La solution passe donc par une concurrence des élèves entre eux, quel que soient leur lieu de résidence. Ainsi, aux termes de chaque cycle d’enseignement, après une évaluation objective et de vrais examens sélectifs, les élèves seraient regroupés entre trois ou cinq niveaux, dans des enseignements aux contenus adaptés.
Dans les classes de niveau le plus bas, il est bien évident que l’enseignement préparera à un apprentissage professionnel rapide et qu’il s’agira essentiellement d”inculquer les bases du savoir être qui rendent employables. A cet effet, le cadre éducatif pourra être, si ce n’est militaire, au moins fortement disciplinaire, et parfois proche du camp de rééducation. Pourquoi pas d’ailleurs dans des internats non mixte situés loin de l’environnement familial ... Le niveau le plus élevé, à l’inverse, préparera clairement la jeunesse à accéder à l’élite. Ici, l’accent ne sera pas mis sur la discipline mais au contraire sur la culture générale, la culture, l’esprit critique et l’innovation, autant de qualités qui font les cadres et les manageurs, qui de part les déterminismes sociaux, font souvent défaut aux enfants de milieux modestes pour accéder aux grandes écoles ou plus tard au plus hautes fonctions.

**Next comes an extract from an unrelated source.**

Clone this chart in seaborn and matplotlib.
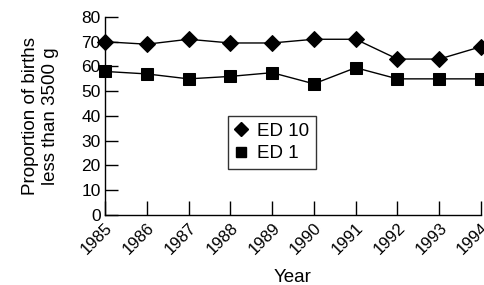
import pandas as pd
import seaborn as sns
import matplotlib.pyplot as plt
from matplotlib.lines import Line2D

years = [1985, 1986, 1987, 1988, 1989, 1990, 1991, 1992, 1993, 1994]
ed10 = [70, 69, 71, 69.5, 69.5, 71, 71, 63, 63, 68]
ed1 = [58, 57, 55, 56, 57.5, 53, 59.5, 55, 55, 55]
series_names = ["ED 10", "ED 1"]

df = pd.DataFrame({
    "Year": years * 2,
    "value": ed10 + ed1,
    "series": [series_names[0]] * len(years) + [series_names[1]] * len(years),
})

sns.set_theme(style="ticks")
plt.rcParams['font.family'] = ['Liberation Sans', 'DejaVu Sans']
plt.rcParams['text.color'] = 'black'
plt.rcParams['xtick.color'] = 'black'
plt.rcParams['ytick.color'] = 'black'
plt.rcParams['axes.labelcolor'] = 'black'

fig = plt.figure(figsize=(4.85, 2.85), dpi=100)
ax = fig.add_axes([0.2165, 0.2456, 0.7753, 0.6948])

sns.lineplot(data=df, x="Year", y="value", hue="series", style="series",
             markers={"ED 10": "D", "ED 1": "s"}, dashes=False,
             palette={"ED 10": "black", "ED 1": "black"},
             markersize=8, linewidth=1, markeredgecolor="black",
             clip_on=False, legend=False, ax=ax)

ax.set_xlim(1985, 1994)
ax.set_ylim(0, 80)
ax.set_xticks(years)
ax.set_xticklabels([str(y) for y in years], rotation=45, ha="right",
                   rotation_mode="anchor", fontsize=12)
ax.set_yticks(range(0, 81, 10))
ax.tick_params(axis="y", labelsize=12.5, direction="in", length=9, width=1, pad=3)
ax.tick_params(axis="x", direction="in", length=10, width=1, pad=4)
sns.despine(ax=ax)
for s in ["left", "bottom"]:
    ax.spines[s].set_linewidth(1)
    ax.spines[s].set_color("black")

ax.set_xlabel("Year", fontsize=13.5, labelpad=8)
ax.set_ylabel("Proportion of births\nless than 3500 g", fontsize=13.5,
              labelpad=16, linespacing=1.25)

handles = [Line2D([], [], marker="D", color="black", linestyle="", markersize=7),
           Line2D([], [], marker="s", color="black", linestyle="", markersize=7)]
leg = ax.legend(handles, series_names, loc="upper left",
                bbox_to_anchor=(0.328, 0.50), frameon=True, fancybox=False,
                edgecolor="black", fontsize=13.5, handlelength=0.7,
                handletextpad=0.5, borderpad=0.35, labelspacing=0.3,
                borderaxespad=0)
leg.get_frame().set_linewidth(1)

fig.savefig("out.png", dpi=100)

Dans un contexte inégalitaire, c'est souvent par une politique différenciée qu'on peut rétablir une certaine égalité des chances. Ici, la notion d'égalité doit être appliquée non pas au moyen mis en oeuvre (le contenu de l'enseignement) ou l'objectif à atteindre en terme de formation, mais à la progression attendue de l'élève. Faire en sorte que chacun puisse exploiter au mieux son potentiel et trouve sa voie en fonction de ses capacités.
Le scandale auquel il faut répondre c'est que l'élite s'auto-reproduise de plus en plus et qu'un enfant de marocain habitant dans une tour de 30 étages n'ait aucune chance d'y accéder.